Nonparametric Least Squares Estimators for Interval Censoring

TL;DR

This paper investigates the limit distribution of nonparametric estimators for interval censored data, proving consistency of a least squares estimator, comparing it with the MLE, and discussing computational methods and limitations in observing the conjectured limit behavior.

Contribution

It introduces a consistent nonparametric isotonic least squares estimator for interval censoring and compares its performance with the MLE, including computational aspects and theoretical insights.

Findings

Limit distribution remains unclear for large samples.

The least squares estimator is consistent and comparable to the MLE.

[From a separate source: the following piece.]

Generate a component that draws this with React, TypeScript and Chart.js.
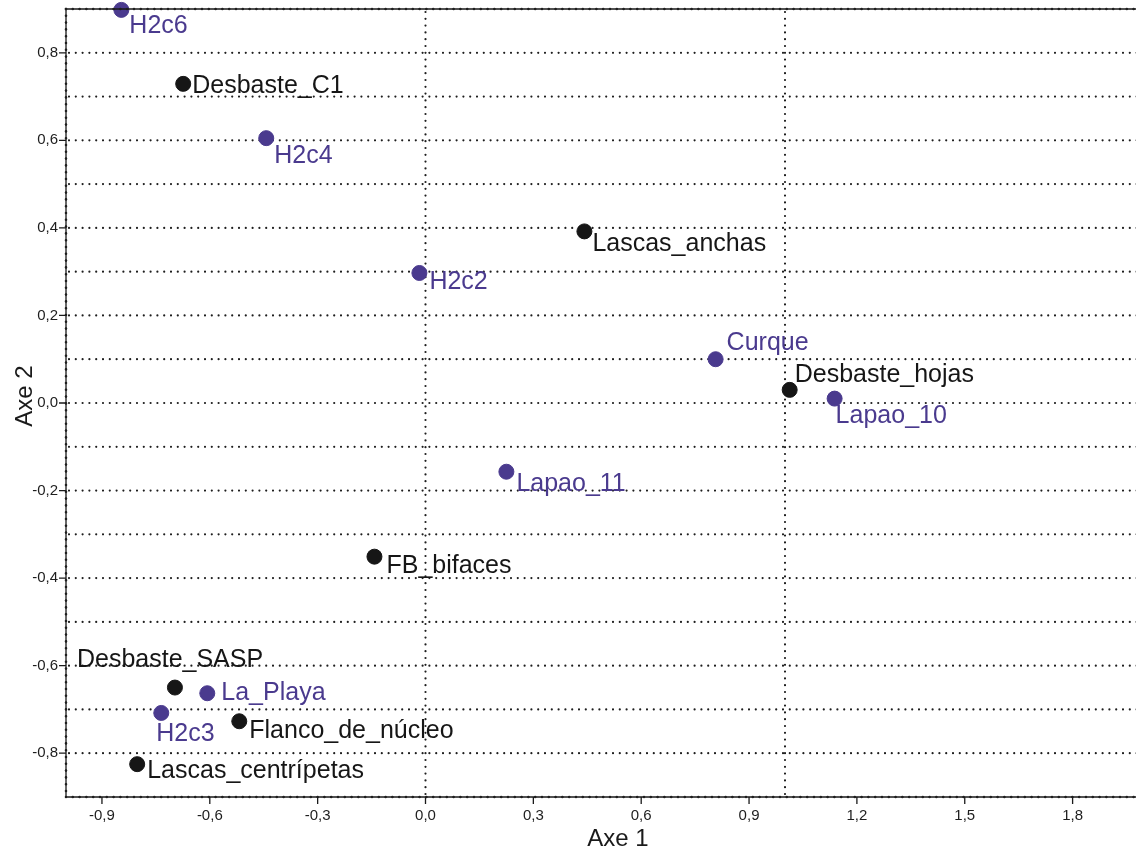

Computational methods using iterative convex minorant are provided.

Abstract

The limit distribution of the nonparametric maximum likelihood estimator for interval censored data with more than one observation time per unobservable observation, is still unknown in general. For the so-called separated case, where one has observation times which are at a distance larger than a fixed positive epsilon, the limit distribution was derived in [5]. For the non-separated case there is a conjectured limit distribution, given in [10], Section 5.2 of Part 2. Whether this conjecture holds is still unknown, but the present paper shows that for sample sizes 1000 and 10,000 this limit behavior is still not clearly seen. We prove consistency of a related nonparametric isotonic least squares estimator and sketch of the proof for its limit distribution. We also provide simulation results to show how the nonparametric MLE and least squares estimator behave in comparison. Moreover, we discuss a simpler least squares estimator that can be computed in one step, but is inferior to the other least squares estimator, since it does not use all information. For the simplest model of interval censoring, the current status model, the nonparametric maximum likelihood and least squares estimators are the same. This equivalence breaks down if there are more observation times per unobservable observation. The computations for the simulation of the more complicated interval censoring model were performed by using the iterative convex minorant algorithm. They are provided in the GitHub repository [7].